:: What is being asked ::
Write out each line exactly as given. Leave the pictures out of your copy.

:: Dataset ::
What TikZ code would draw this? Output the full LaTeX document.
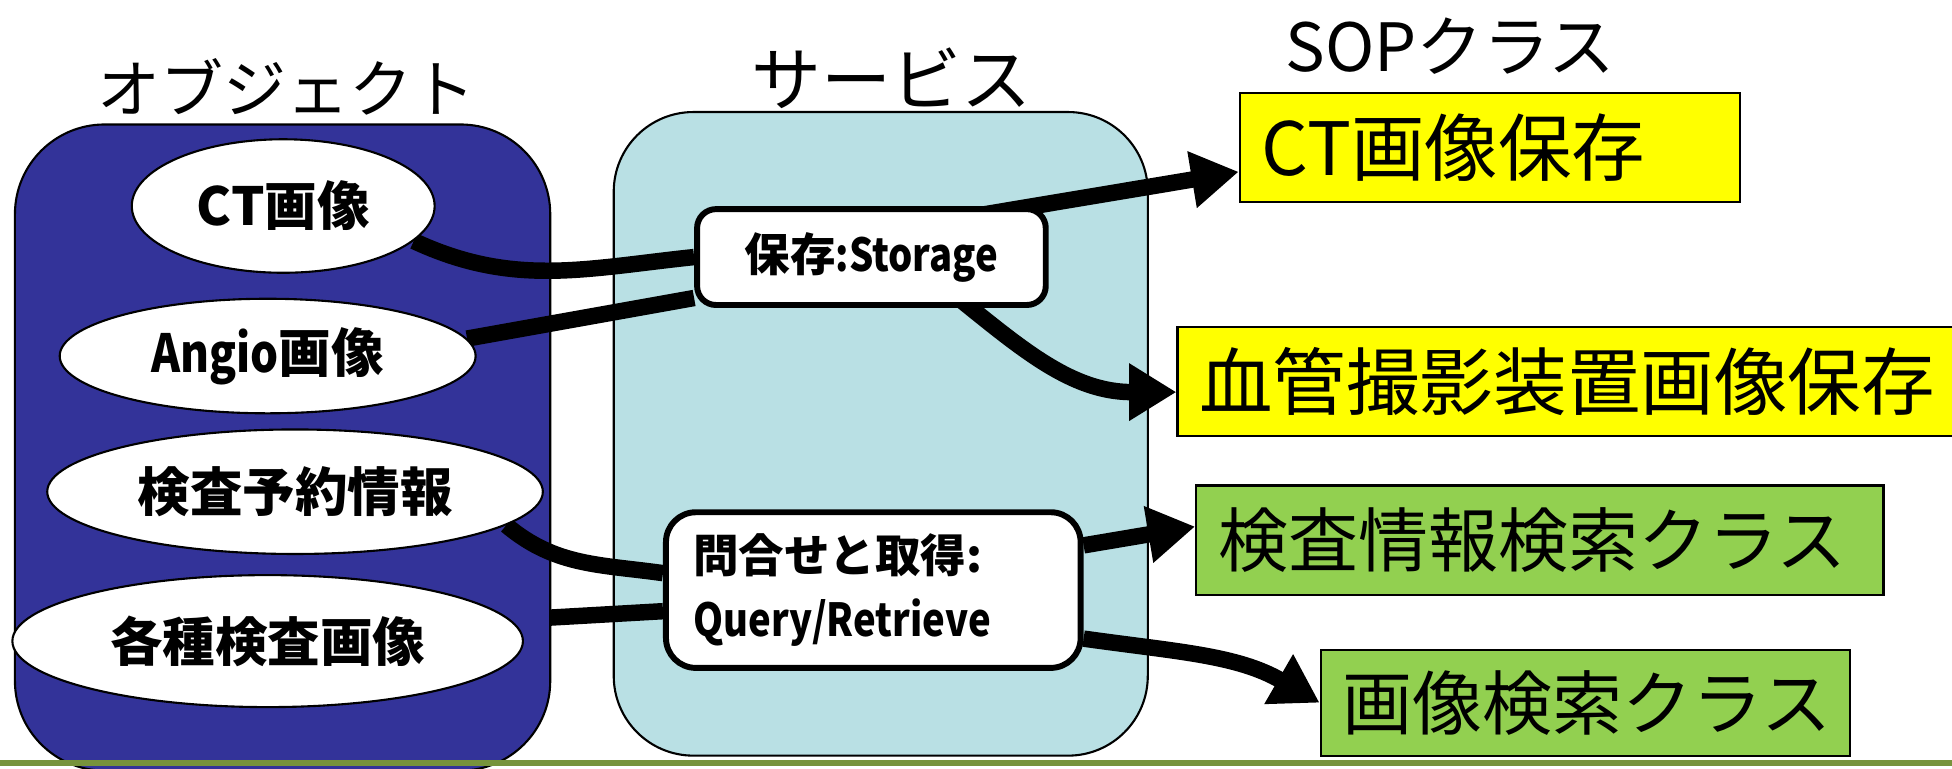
\documentclass[tikz,border=0pt]{standalone}
\usepackage{fontspec}
\setmainfont{Noto Sans CJK JP}
\newfontfamily\narrowlat[FakeStretch=0.84]{Noto Sans CJK JP}
\usetikzlibrary{shapes.geometric,arrows.meta}

\definecolor{objblue}{RGB}{51,51,153}
\definecolor{svccyan}{RGB}{185,224,228}
\definecolor{sopyellow}{RGB}{255,255,0}
\definecolor{sopgreen}{RGB}{146,208,80}
\definecolor{baseolive}{RGB}{119,147,60}

\pgfdeclarelayer{back}
\pgfdeclarelayer{mid}
\pgfsetlayers{back,mid,main}

\newcommand{\fsz}[2]{\fontsize{#1}{#2}\selectfont}

\begin{document}
\begin{tikzpicture}[x=0.0125cm, y=0.0125cm,
    objnode/.style={ellipse, draw, line width=0.6pt, fill=white, inner sep=0pt, font=\fsz{15pt}{18pt}\bfseries},
    svcnode/.style={draw, line width=1.7pt, fill=white, font=\fsz{13pt}{18.3pt}\bfseries},
    sopnode/.style={draw, line width=0.6pt, anchor=west, align=left, inner xsep=0.22cm, inner ysep=0pt},
    link/.style={line width=4.7pt},
    flow/.style={line width=4.7pt, -{Triangle[length=13.5pt,width=15.5pt]}}]
    \useasboundingbox (0,0) rectangle (1568,617);

    % titles
    \node[font=\fsz{18pt}{21pt}] (objtitle) at (230,547) {オブジェクト};
    \node[font=\fsz{20pt}{23pt}] (svctitle) at (716,554) {サービス};
    \node[font=\fsz{19pt}{22pt}] (soptitle) at (1165,580) {SOPクラス};

    % objects
    \node[objnode, minimum width=3.04cm, minimum height=1.34cm] (ct) at (227.5,451.5) {CT画像};
    \node[objnode, minimum width=4.175cm, minimum height=1.15cm] (an) at (215,331) {{\narrowlat Angio}画像};
    \node[objnode, minimum width=4.975cm, minimum height=1.25cm] (yoy) at (237,222) {検査予約情報};
    \node[objnode, minimum width=5.125cm, minimum height=1.325cm] (kakushu) at (215,102) {各種検査画像};

    % services
    \node[svcnode, rounded corners=0.19cm, minimum width=3.5cm, minimum height=0.9625cm, inner sep=0pt] (stor) at (700,410.5) {保存{\narrowlat :Storage}};
    \node[svcnode, rounded corners=0.3cm, align=left, text width=3.6125cm, inner xsep=0.275cm, minimum height=1.5625cm] (qr) at (701.5,143) {問合せと取得:\\{\narrowlat Query/Retrieve}};

    % SOP classes
    \node[sopnode, fill=sopyellow, text width=4.585cm, minimum height=1.0875cm, font=\fsz{21pt}{24pt}] (ctsave) at (995,498.5) {CT画像保存};
    \node[sopnode, fill=sopyellow, text width=7.35cm, minimum height=1.0875cm, font=\fsz{21pt}{24pt}] (blood) at (945,310.5) {血管撮影装置画像保存};
    \node[sopnode, fill=sopgreen, text width=6.46cm, minimum height=1.1cm, font=\fsz{20pt}{23pt}] (kensa) at (960,183) {検査情報検索クラス};
    \node[sopnode, fill=sopgreen, text width=4.8725cm, minimum height=1.0625cm, font=\fsz{20pt}{23pt}] (gazo) at (1060,52.5) {画像検索クラス};

    \begin{pgfonlayer}{back}
        \draw[line width=0.6pt, fill=svccyan, rounded corners=0.8cm] (493,10) rectangle (922,527);
        \draw[link] (kakushu.5) -- ([yshift=-0.212cm]qr.west);
        \draw[line width=0.6pt, fill=objblue, rounded corners=0.9cm] (12,-2) rectangle (442,517);
    \end{pgfonlayer}

    \begin{pgfonlayer}{mid}
        \draw[link] (ct.-15) to[out=-25, in=186] (stor.west);
        \draw[link] (an.5) -- (stor.-167);
        \draw[flow] ([yshift=0.24cm]stor.center) -- ([yshift=-0.244cm]ctsave.west);
        \draw[flow] ([xshift=0.35cm]stor.center) to[out=-37, in=180] ([yshift=-0.106cm]blood.west);
        \draw[link] (yoy.-9) to[out=-40, in=172] ([yshift=0.17cm]qr.west);
        \draw[flow] (qr.12) -- ([yshift=0.1375cm]kensa.west);
        \draw[flow] (qr.-13) to[out=-8, in=150] (gazo.west);
    \end{pgfonlayer}

    \draw[baseolive, line width=1.5pt] (0,4) -- (1568,4);
\end{tikzpicture}
\end{document}
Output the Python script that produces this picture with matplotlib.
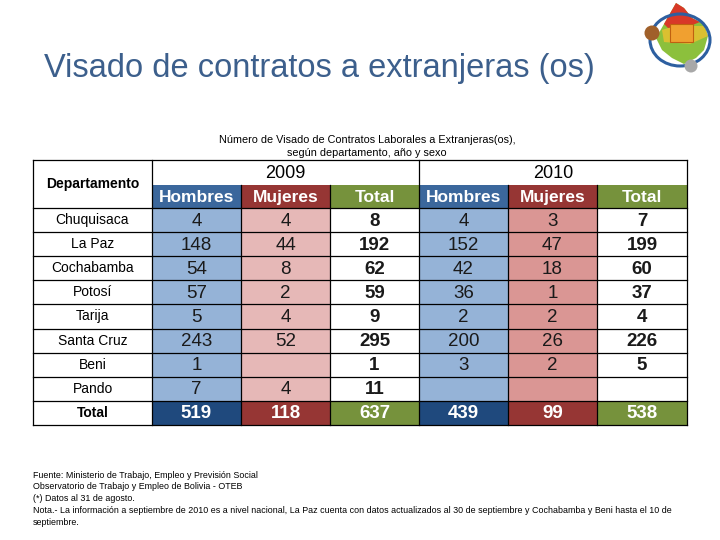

:: Task solution ::
What TikZ code would draw this? Output the full LaTeX document.
\documentclass[tikz,border=0pt]{standalone}
\usepackage{fontspec}
\setmainfont{Noto Sans CJK JP}
\newfontfamily\narrowlat[FakeStretch=0.84]{Noto Sans CJK JP}
\usetikzlibrary{shapes.geometric,arrows.meta}

\definecolor{objblue}{RGB}{51,51,153}
\definecolor{svccyan}{RGB}{185,224,228}
\definecolor{sopyellow}{RGB}{255,255,0}
\definecolor{sopgreen}{RGB}{146,208,80}
\definecolor{baseolive}{RGB}{119,147,60}

\pgfdeclarelayer{back}
\pgfdeclarelayer{mid}
\pgfsetlayers{back,mid,main}

\newcommand{\fsz}[2]{\fontsize{#1}{#2}\selectfont}

\begin{document}
\begin{tikzpicture}[x=0.0125cm, y=0.0125cm,
    objnode/.style={ellipse, draw, line width=0.6pt, fill=white, inner sep=0pt, font=\fsz{15pt}{18pt}\bfseries},
    svcnode/.style={draw, line width=1.7pt, fill=white, font=\fsz{13pt}{18.3pt}\bfseries},
    sopnode/.style={draw, line width=0.6pt, anchor=west, align=left, inner xsep=0.22cm, inner ysep=0pt},
    link/.style={line width=4.7pt},
    flow/.style={line width=4.7pt, -{Triangle[length=13.5pt,width=15.5pt]}}]
    \useasboundingbox (0,0) rectangle (1568,617);

    % titles
    \node[font=\fsz{18pt}{21pt}] (objtitle) at (230,547) {オブジェクト};
    \node[font=\fsz{20pt}{23pt}] (svctitle) at (716,554) {サービス};
    \node[font=\fsz{19pt}{22pt}] (soptitle) at (1165,580) {SOPクラス};

    % objects
    \node[objnode, minimum width=3.04cm, minimum height=1.34cm] (ct) at (227.5,451.5) {CT画像};
    \node[objnode, minimum width=4.175cm, minimum height=1.15cm] (an) at (215,331) {{\narrowlat Angio}画像};
    \node[objnode, minimum width=4.975cm, minimum height=1.25cm] (yoy) at (237,222) {検査予約情報};
    \node[objnode, minimum width=5.125cm, minimum height=1.325cm] (kakushu) at (215,102) {各種検査画像};

    % services
    \node[svcnode, rounded corners=0.19cm, minimum width=3.5cm, minimum height=0.9625cm, inner sep=0pt] (stor) at (700,410.5) {保存{\narrowlat :Storage}};
    \node[svcnode, rounded corners=0.3cm, align=left, text width=3.6125cm, inner xsep=0.275cm, minimum height=1.5625cm] (qr) at (701.5,143) {問合せと取得:\\{\narrowlat Query/Retrieve}};

    % SOP classes
    \node[sopnode, fill=sopyellow, text width=4.585cm, minimum height=1.0875cm, font=\fsz{21pt}{24pt}] (ctsave) at (995,498.5) {CT画像保存};
    \node[sopnode, fill=sopyellow, text width=7.35cm, minimum height=1.0875cm, font=\fsz{21pt}{24pt}] (blood) at (945,310.5) {血管撮影装置画像保存};
    \node[sopnode, fill=sopgreen, text width=6.46cm, minimum height=1.1cm, font=\fsz{20pt}{23pt}] (kensa) at (960,183) {検査情報検索クラス};
    \node[sopnode, fill=sopgreen, text width=4.8725cm, minimum height=1.0625cm, font=\fsz{20pt}{23pt}] (gazo) at (1060,52.5) {画像検索クラス};

    \begin{pgfonlayer}{back}
        \draw[line width=0.6pt, fill=svccyan, rounded corners=0.8cm] (493,10) rectangle (922,527);
        \draw[link] (kakushu.5) -- ([yshift=-0.212cm]qr.west);
        \draw[line width=0.6pt, fill=objblue, rounded corners=0.9cm] (12,-2) rectangle (442,517);
    \end{pgfonlayer}

    \begin{pgfonlayer}{mid}
        \draw[link] (ct.-15) to[out=-25, in=186] (stor.west);
        \draw[link] (an.5) -- (stor.-167);
        \draw[flow] ([yshift=0.24cm]stor.center) -- ([yshift=-0.244cm]ctsave.west);
        \draw[flow] ([xshift=0.35cm]stor.center) to[out=-37, in=180] ([yshift=-0.106cm]blood.west);
        \draw[link] (yoy.-9) to[out=-40, in=172] ([yshift=0.17cm]qr.west);
        \draw[flow] (qr.12) -- ([yshift=0.1375cm]kensa.west);
        \draw[flow] (qr.-13) to[out=-8, in=150] (gazo.west);
    \end{pgfonlayer}

    \draw[baseolive, line width=1.5pt] (0,4) -- (1568,4);
\end{tikzpicture}
\end{document}
Output the Python script that produces this picture with matplotlib.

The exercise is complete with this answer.